[Figure scripts]

________________________________________

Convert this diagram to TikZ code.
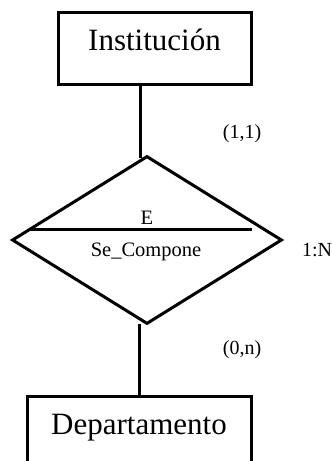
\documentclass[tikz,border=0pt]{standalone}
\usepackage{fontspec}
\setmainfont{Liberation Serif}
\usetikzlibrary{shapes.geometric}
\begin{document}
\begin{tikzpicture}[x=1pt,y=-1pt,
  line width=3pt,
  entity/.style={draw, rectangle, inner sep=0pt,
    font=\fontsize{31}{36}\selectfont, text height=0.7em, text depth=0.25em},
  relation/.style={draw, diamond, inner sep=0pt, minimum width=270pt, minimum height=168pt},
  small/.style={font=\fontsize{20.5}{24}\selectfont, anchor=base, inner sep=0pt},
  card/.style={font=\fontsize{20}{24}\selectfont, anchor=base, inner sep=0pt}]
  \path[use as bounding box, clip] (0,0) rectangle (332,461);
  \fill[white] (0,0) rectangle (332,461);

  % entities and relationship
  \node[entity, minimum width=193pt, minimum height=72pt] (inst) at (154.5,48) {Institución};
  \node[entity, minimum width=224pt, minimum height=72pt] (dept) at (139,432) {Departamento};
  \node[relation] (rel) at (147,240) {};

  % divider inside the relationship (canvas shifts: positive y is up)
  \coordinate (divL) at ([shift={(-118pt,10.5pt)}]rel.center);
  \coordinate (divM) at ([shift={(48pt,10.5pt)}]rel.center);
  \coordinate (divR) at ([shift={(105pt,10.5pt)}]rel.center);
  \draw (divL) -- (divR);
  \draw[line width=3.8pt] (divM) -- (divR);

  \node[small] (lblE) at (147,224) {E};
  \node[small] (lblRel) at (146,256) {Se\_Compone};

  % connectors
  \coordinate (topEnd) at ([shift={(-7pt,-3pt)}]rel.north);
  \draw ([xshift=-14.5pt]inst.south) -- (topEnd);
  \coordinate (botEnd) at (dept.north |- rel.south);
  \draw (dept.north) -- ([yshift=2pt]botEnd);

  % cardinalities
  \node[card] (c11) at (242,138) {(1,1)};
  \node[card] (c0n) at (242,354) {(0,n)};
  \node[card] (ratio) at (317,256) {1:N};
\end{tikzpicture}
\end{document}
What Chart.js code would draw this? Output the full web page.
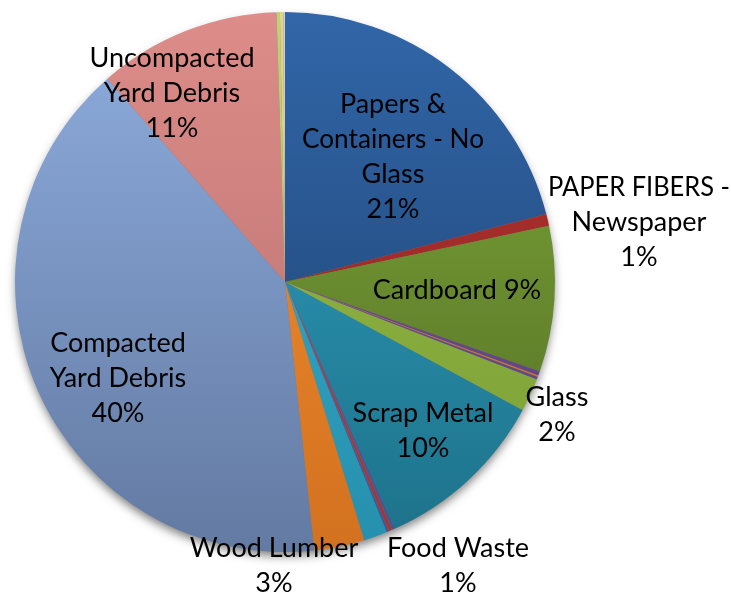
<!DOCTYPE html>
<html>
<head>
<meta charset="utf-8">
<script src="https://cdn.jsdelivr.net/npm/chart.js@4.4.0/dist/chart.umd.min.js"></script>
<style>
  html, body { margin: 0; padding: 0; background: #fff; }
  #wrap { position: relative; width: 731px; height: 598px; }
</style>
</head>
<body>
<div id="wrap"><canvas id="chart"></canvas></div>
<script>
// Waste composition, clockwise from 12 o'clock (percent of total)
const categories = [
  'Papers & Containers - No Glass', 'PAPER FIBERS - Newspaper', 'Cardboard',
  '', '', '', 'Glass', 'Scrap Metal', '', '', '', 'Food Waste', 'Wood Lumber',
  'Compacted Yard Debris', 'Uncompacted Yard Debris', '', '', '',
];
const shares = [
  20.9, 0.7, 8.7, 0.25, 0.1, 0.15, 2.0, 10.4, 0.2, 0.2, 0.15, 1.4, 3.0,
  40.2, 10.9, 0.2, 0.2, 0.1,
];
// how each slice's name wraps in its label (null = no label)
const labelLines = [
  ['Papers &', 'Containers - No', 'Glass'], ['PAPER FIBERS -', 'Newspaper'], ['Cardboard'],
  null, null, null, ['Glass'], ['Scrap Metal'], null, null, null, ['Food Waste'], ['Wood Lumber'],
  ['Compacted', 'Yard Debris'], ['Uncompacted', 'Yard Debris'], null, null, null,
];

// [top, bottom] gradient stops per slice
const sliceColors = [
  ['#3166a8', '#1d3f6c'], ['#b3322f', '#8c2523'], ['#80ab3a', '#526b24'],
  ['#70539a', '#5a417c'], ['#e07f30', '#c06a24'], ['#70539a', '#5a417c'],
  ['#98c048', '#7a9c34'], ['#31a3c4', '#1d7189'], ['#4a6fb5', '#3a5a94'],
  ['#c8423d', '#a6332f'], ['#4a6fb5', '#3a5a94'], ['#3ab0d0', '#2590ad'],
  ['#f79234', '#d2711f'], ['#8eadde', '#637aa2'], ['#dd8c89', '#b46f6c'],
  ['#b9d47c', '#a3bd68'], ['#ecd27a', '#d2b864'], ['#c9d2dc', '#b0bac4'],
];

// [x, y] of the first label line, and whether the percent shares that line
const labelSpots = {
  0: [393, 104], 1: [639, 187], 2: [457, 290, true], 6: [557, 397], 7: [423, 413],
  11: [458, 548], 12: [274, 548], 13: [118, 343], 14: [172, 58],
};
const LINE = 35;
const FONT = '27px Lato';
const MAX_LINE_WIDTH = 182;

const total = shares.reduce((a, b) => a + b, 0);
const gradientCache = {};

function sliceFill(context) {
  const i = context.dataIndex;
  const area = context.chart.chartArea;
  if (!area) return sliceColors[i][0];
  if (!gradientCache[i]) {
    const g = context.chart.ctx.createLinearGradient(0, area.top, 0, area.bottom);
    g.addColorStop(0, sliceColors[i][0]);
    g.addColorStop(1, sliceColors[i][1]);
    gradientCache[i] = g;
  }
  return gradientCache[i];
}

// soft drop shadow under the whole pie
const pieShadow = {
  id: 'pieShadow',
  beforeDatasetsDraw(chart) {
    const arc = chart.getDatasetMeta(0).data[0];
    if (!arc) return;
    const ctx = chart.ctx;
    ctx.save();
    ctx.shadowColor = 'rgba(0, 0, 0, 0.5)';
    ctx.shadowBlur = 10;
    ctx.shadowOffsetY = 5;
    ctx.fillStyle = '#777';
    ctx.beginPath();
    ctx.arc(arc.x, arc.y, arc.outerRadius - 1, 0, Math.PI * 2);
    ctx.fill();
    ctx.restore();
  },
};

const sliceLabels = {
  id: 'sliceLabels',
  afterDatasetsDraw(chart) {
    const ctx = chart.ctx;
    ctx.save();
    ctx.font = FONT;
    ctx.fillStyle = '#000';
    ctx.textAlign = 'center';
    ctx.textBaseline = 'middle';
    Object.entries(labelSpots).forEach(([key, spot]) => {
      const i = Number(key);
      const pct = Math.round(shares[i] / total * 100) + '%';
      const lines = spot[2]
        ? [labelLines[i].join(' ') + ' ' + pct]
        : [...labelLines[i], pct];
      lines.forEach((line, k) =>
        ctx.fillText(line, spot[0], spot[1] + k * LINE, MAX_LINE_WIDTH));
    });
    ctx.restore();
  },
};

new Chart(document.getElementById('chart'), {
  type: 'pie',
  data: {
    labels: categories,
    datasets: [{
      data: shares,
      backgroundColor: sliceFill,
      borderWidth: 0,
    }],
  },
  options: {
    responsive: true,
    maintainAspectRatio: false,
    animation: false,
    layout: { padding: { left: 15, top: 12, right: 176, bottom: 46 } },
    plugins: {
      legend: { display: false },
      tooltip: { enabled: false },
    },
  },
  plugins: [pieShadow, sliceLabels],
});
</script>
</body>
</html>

________________________________________

(THE REQUEST): Above are the records; reproduce them exactly and leave out the pictures.

(THE RESPONSE):
Convert this diagram to TikZ code.
\documentclass[tikz,border=0pt]{standalone}
\usepackage{fontspec}
\setmainfont{Liberation Serif}
\usetikzlibrary{shapes.geometric}
\begin{document}
\begin{tikzpicture}[x=1pt,y=-1pt,
  line width=3pt,
  entity/.style={draw, rectangle, inner sep=0pt,
    font=\fontsize{31}{36}\selectfont, text height=0.7em, text depth=0.25em},
  relation/.style={draw, diamond, inner sep=0pt, minimum width=270pt, minimum height=168pt},
  small/.style={font=\fontsize{20.5}{24}\selectfont, anchor=base, inner sep=0pt},
  card/.style={font=\fontsize{20}{24}\selectfont, anchor=base, inner sep=0pt}]
  \path[use as bounding box, clip] (0,0) rectangle (332,461);
  \fill[white] (0,0) rectangle (332,461);

  % entities and relationship
  \node[entity, minimum width=193pt, minimum height=72pt] (inst) at (154.5,48) {Institución};
  \node[entity, minimum width=224pt, minimum height=72pt] (dept) at (139,432) {Departamento};
  \node[relation] (rel) at (147,240) {};

  % divider inside the relationship (canvas shifts: positive y is up)
  \coordinate (divL) at ([shift={(-118pt,10.5pt)}]rel.center);
  \coordinate (divM) at ([shift={(48pt,10.5pt)}]rel.center);
  \coordinate (divR) at ([shift={(105pt,10.5pt)}]rel.center);
  \draw (divL) -- (divR);
  \draw[line width=3.8pt] (divM) -- (divR);

  \node[small] (lblE) at (147,224) {E};
  \node[small] (lblRel) at (146,256) {Se\_Compone};

  % connectors
  \coordinate (topEnd) at ([shift={(-7pt,-3pt)}]rel.north);
  \draw ([xshift=-14.5pt]inst.south) -- (topEnd);
  \coordinate (botEnd) at (dept.north |- rel.south);
  \draw (dept.north) -- ([yshift=2pt]botEnd);

  % cardinalities
  \node[card] (c11) at (242,138) {(1,1)};
  \node[card] (c0n) at (242,354) {(0,n)};
  \node[card] (ratio) at (317,256) {1:N};
\end{tikzpicture}
\end{document}
What Chart.js code would draw this? Output the full web page.
<!DOCTYPE html>
<html>
<head>
<meta charset="utf-8">
<script src="https://cdn.jsdelivr.net/npm/chart.js@4.4.0/dist/chart.umd.min.js"></script>
<style>
  html, body { margin: 0; padding: 0; background: #fff; }
  #wrap { position: relative; width: 731px; height: 598px; }
</style>
</head>
<body>
<div id="wrap"><canvas id="chart"></canvas></div>
<script>
// Waste composition, clockwise from 12 o'clock (percent of total)
const categories = [
  'Papers & Containers - No Glass', 'PAPER FIBERS - Newspaper', 'Cardboard',
  '', '', '', 'Glass', 'Scrap Metal', '', '', '', 'Food Waste', 'Wood Lumber',
  'Compacted Yard Debris', 'Uncompacted Yard Debris', '', '', '',
];
const shares = [
  20.9, 0.7, 8.7, 0.25, 0.1, 0.15, 2.0, 10.4, 0.2, 0.2, 0.15, 1.4, 3.0,
  40.2, 10.9, 0.2, 0.2, 0.1,
];
// how each slice's name wraps in its label (null = no label)
const labelLines = [
  ['Papers &', 'Containers - No', 'Glass'], ['PAPER FIBERS -', 'Newspaper'], ['Cardboard'],
  null, null, null, ['Glass'], ['Scrap Metal'], null, null, null, ['Food Waste'], ['Wood Lumber'],
  ['Compacted', 'Yard Debris'], ['Uncompacted', 'Yard Debris'], null, null, null,
];

// [top, bottom] gradient stops per slice
const sliceColors = [
  ['#3166a8', '#1d3f6c'], ['#b3322f', '#8c2523'], ['#80ab3a', '#526b24'],
  ['#70539a', '#5a417c'], ['#e07f30', '#c06a24'], ['#70539a', '#5a417c'],
  ['#98c048', '#7a9c34'], ['#31a3c4', '#1d7189'], ['#4a6fb5', '#3a5a94'],
  ['#c8423d', '#a6332f'], ['#4a6fb5', '#3a5a94'], ['#3ab0d0', '#2590ad'],
  ['#f79234', '#d2711f'], ['#8eadde', '#637aa2'], ['#dd8c89', '#b46f6c'],
  ['#b9d47c', '#a3bd68'], ['#ecd27a', '#d2b864'], ['#c9d2dc', '#b0bac4'],
];

// [x, y] of the first label line, and whether the percent shares that line
const labelSpots = {
  0: [393, 104], 1: [639, 187], 2: [457, 290, true], 6: [557, 397], 7: [423, 413],
  11: [458, 548], 12: [274, 548], 13: [118, 343], 14: [172, 58],
};
const LINE = 35;
const FONT = '27px Lato';
const MAX_LINE_WIDTH = 182;

const total = shares.reduce((a, b) => a + b, 0);
const gradientCache = {};

function sliceFill(context) {
  const i = context.dataIndex;
  const area = context.chart.chartArea;
  if (!area) return sliceColors[i][0];
  if (!gradientCache[i]) {
    const g = context.chart.ctx.createLinearGradient(0, area.top, 0, area.bottom);
    g.addColorStop(0, sliceColors[i][0]);
    g.addColorStop(1, sliceColors[i][1]);
    gradientCache[i] = g;
  }
  return gradientCache[i];
}

// soft drop shadow under the whole pie
const pieShadow = {
  id: 'pieShadow',
  beforeDatasetsDraw(chart) {
    const arc = chart.getDatasetMeta(0).data[0];
    if (!arc) return;
    const ctx = chart.ctx;
    ctx.save();
    ctx.shadowColor = 'rgba(0, 0, 0, 0.5)';
    ctx.shadowBlur = 10;
    ctx.shadowOffsetY = 5;
    ctx.fillStyle = '#777';
    ctx.beginPath();
    ctx.arc(arc.x, arc.y, arc.outerRadius - 1, 0, Math.PI * 2);
    ctx.fill();
    ctx.restore();
  },
};

const sliceLabels = {
  id: 'sliceLabels',
  afterDatasetsDraw(chart) {
    const ctx = chart.ctx;
    ctx.save();
    ctx.font = FONT;
    ctx.fillStyle = '#000';
    ctx.textAlign = 'center';
    ctx.textBaseline = 'middle';
    Object.entries(labelSpots).forEach(([key, spot]) => {
      const i = Number(key);
      const pct = Math.round(shares[i] / total * 100) + '%';
      const lines = spot[2]
        ? [labelLines[i].join(' ') + ' ' + pct]
        : [...labelLines[i], pct];
      lines.forEach((line, k) =>
        ctx.fillText(line, spot[0], spot[1] + k * LINE, MAX_LINE_WIDTH));
    });
    ctx.restore();
  },
};

new Chart(document.getElementById('chart'), {
  type: 'pie',
  data: {
    labels: categories,
    datasets: [{
      data: shares,
      backgroundColor: sliceFill,
      borderWidth: 0,
    }],
  },
  options: {
    responsive: true,
    maintainAspectRatio: false,
    animation: false,
    layout: { padding: { left: 15, top: 12, right: 176, bottom: 46 } },
    plugins: {
      legend: { display: false },
      tooltip: { enabled: false },
    },
  },
  plugins: [pieShadow, sliceLabels],
});
</script>
</body>
</html>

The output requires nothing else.